WHAT TO PRODUCE: Quote precisely the run of lines opening with the line containing "Generate a Python" and closing with the line containing "import seaborn as sns", and nothing else.
•••••
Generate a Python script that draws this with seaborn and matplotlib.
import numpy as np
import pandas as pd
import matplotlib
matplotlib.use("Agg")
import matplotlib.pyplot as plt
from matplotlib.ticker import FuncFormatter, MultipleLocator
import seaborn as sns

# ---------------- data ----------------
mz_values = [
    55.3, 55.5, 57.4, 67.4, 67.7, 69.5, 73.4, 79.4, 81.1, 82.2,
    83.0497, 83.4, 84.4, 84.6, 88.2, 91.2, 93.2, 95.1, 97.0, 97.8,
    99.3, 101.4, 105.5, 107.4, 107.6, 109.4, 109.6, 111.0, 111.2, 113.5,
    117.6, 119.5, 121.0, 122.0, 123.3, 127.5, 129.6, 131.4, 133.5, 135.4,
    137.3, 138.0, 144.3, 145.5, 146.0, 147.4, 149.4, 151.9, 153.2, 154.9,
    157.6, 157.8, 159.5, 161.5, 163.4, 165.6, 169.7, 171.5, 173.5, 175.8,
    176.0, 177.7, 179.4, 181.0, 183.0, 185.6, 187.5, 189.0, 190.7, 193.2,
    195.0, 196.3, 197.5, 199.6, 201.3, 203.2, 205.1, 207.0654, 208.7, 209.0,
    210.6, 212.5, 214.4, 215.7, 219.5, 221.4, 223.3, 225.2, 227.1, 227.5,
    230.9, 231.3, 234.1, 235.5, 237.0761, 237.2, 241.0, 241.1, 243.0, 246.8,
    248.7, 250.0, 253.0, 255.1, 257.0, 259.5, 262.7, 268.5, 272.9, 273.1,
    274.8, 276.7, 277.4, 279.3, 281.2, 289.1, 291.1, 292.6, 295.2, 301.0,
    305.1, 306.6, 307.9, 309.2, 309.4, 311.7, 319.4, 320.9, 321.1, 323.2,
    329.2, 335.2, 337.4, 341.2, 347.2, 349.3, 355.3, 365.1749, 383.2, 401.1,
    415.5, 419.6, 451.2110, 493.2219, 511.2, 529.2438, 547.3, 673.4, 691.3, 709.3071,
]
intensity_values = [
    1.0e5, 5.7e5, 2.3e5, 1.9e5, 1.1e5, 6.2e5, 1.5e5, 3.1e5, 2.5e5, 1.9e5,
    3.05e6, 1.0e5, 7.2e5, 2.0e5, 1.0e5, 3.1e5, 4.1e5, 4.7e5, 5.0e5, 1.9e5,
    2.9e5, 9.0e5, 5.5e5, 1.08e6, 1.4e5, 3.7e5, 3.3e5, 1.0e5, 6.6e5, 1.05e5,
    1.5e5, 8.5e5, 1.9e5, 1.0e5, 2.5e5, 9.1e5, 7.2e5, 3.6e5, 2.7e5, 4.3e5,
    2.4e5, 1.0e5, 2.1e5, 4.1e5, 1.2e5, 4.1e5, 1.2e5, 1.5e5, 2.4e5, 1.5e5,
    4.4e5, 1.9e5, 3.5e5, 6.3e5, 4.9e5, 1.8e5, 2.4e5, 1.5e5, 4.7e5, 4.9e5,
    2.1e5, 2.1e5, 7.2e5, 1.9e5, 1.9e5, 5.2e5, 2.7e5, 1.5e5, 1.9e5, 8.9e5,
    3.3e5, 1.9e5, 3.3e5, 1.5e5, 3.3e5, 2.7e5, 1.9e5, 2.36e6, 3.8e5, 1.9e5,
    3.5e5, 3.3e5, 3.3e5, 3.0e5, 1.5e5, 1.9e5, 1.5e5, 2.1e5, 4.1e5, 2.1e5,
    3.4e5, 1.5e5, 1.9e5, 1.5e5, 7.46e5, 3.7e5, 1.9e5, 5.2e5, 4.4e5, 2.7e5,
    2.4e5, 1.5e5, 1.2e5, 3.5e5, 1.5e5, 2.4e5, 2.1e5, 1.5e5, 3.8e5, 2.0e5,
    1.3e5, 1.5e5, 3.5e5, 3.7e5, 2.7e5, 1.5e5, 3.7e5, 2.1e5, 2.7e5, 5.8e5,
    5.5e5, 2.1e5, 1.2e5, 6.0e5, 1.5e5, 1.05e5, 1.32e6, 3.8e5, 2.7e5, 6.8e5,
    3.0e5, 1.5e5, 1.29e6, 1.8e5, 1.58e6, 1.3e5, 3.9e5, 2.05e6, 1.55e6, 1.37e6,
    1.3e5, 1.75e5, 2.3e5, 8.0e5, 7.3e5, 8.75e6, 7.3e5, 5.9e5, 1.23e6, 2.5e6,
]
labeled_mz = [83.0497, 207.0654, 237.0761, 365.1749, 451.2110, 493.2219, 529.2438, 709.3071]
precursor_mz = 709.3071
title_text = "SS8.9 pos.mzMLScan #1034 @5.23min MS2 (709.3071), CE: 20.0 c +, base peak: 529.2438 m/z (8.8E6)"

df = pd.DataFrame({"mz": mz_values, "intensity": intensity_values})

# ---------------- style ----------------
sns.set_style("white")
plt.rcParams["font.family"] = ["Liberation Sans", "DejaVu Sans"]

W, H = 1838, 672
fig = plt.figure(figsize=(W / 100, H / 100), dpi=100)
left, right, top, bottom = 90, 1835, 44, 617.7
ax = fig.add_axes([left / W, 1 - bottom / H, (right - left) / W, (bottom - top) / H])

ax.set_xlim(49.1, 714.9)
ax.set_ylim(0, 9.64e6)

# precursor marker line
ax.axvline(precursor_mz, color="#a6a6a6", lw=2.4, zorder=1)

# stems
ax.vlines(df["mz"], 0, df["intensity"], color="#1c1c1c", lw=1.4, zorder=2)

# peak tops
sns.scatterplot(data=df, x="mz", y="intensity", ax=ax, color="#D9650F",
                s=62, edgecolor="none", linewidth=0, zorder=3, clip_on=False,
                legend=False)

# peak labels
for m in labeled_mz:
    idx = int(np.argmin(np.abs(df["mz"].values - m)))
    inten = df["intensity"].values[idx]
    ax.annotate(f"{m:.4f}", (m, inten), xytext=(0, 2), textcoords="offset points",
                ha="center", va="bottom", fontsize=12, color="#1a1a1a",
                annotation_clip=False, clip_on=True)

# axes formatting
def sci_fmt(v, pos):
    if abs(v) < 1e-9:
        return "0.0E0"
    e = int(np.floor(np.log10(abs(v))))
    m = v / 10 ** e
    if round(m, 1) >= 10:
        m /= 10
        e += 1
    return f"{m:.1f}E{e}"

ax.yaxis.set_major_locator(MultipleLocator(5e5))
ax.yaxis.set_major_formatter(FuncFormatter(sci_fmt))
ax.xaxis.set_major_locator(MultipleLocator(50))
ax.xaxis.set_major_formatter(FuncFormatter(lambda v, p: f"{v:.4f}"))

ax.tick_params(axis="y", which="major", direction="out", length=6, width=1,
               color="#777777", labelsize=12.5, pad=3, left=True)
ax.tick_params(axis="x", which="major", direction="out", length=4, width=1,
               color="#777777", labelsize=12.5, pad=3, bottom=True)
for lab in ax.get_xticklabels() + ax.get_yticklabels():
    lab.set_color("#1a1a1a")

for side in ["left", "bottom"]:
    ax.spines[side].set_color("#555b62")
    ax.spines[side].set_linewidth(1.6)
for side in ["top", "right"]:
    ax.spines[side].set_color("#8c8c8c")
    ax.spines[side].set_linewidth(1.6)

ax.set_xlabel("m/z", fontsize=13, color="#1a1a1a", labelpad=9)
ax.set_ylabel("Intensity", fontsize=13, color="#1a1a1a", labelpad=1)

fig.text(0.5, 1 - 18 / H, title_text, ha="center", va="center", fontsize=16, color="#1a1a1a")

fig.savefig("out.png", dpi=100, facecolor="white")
•••••
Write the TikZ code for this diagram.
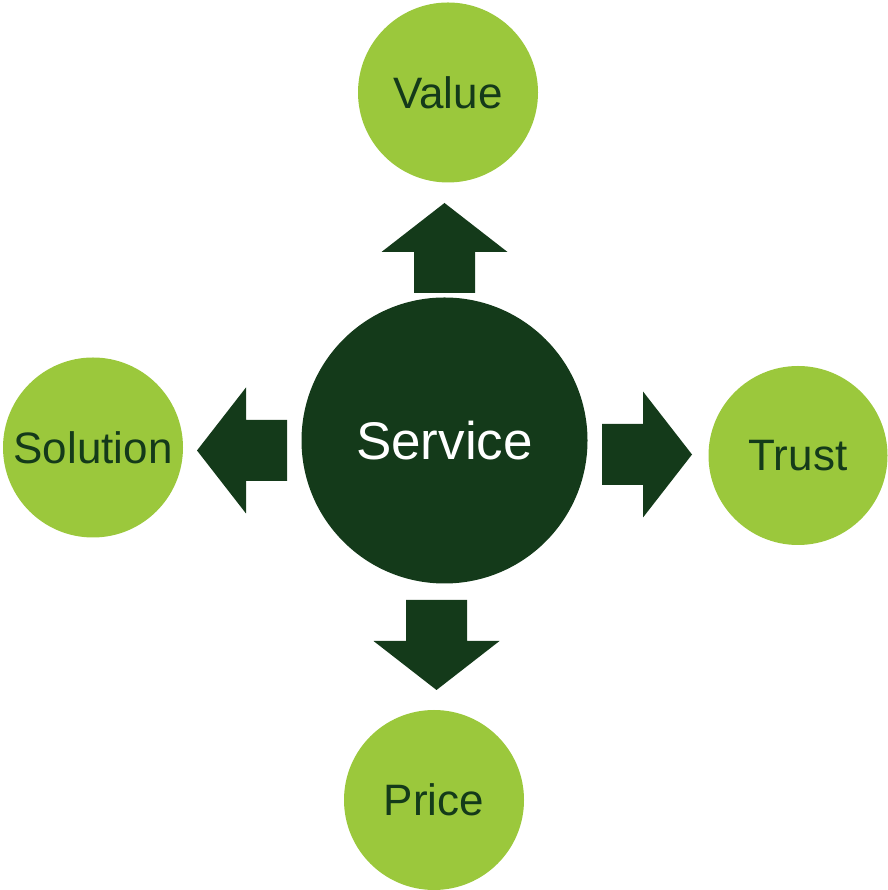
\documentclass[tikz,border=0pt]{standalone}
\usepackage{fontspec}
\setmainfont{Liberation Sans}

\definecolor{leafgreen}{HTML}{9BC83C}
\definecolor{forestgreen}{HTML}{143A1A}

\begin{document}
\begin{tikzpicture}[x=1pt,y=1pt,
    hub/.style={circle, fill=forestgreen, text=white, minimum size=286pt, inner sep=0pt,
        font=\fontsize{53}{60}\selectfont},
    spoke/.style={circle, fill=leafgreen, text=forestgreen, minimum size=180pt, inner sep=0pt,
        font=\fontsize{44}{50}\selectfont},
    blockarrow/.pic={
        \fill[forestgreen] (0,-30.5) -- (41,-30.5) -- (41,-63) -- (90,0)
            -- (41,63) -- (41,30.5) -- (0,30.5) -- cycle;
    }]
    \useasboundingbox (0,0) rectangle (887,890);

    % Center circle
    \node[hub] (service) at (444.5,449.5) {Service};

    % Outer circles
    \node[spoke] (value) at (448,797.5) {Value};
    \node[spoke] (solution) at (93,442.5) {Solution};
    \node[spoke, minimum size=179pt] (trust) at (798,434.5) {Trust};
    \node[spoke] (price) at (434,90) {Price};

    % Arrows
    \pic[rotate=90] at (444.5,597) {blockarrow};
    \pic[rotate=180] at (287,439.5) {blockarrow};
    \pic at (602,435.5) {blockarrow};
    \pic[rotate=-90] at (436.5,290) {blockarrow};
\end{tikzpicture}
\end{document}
•••••
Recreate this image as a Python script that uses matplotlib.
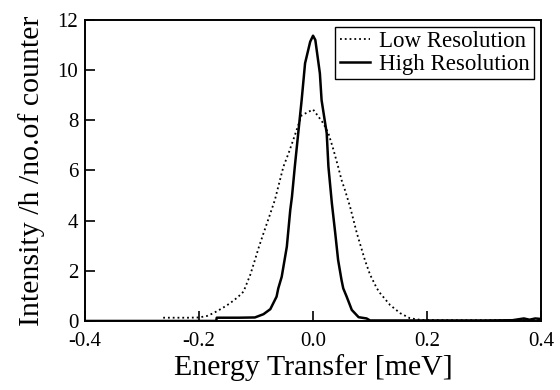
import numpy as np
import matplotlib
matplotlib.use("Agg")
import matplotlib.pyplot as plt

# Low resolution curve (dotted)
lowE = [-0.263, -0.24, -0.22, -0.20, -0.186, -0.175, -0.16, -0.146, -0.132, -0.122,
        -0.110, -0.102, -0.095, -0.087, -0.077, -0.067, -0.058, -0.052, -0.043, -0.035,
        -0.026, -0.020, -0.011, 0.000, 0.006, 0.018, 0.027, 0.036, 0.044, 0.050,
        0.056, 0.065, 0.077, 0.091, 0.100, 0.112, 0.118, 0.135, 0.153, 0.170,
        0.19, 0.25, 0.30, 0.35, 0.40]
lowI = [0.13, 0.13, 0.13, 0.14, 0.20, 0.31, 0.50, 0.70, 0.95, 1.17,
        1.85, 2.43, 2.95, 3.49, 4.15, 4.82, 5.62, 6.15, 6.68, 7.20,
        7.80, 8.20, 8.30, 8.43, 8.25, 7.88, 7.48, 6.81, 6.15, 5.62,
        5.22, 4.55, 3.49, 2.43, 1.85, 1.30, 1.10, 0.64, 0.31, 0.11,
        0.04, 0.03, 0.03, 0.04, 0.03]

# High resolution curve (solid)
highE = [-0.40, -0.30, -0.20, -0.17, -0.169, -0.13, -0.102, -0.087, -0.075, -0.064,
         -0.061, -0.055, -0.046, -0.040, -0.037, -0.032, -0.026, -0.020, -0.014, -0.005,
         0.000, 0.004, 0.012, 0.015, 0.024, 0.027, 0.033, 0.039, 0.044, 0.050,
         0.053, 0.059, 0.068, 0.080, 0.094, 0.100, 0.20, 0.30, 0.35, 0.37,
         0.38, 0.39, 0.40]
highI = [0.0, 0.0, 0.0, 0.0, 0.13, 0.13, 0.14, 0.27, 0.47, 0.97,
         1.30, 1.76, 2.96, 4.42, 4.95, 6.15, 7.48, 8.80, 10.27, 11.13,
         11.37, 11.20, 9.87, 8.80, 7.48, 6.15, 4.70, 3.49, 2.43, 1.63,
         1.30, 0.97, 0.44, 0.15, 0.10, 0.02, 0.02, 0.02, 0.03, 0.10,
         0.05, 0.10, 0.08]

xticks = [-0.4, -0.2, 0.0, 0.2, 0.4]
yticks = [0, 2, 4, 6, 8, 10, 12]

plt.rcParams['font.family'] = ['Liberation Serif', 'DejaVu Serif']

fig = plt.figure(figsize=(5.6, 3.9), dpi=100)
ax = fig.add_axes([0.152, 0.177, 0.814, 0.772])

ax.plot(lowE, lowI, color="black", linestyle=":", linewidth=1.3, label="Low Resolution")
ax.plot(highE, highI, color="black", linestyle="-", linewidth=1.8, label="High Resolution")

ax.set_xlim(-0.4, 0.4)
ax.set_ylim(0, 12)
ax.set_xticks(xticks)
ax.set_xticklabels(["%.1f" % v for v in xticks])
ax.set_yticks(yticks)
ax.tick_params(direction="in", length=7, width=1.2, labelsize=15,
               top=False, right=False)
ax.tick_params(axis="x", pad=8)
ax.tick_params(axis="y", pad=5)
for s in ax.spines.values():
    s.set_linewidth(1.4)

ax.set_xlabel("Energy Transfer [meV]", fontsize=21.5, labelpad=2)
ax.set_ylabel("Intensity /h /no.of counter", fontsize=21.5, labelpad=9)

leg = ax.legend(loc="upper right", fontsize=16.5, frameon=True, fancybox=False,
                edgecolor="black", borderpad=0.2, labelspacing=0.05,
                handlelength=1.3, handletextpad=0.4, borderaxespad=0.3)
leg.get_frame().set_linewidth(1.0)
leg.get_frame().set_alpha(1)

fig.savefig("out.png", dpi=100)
•••••
OUTPUT BELOW:
Generate a Python script that draws this with seaborn and matplotlib.
import numpy as np
import pandas as pd
import matplotlib
matplotlib.use("Agg")
import matplotlib.pyplot as plt
from matplotlib.ticker import FuncFormatter, MultipleLocator
import seaborn as sns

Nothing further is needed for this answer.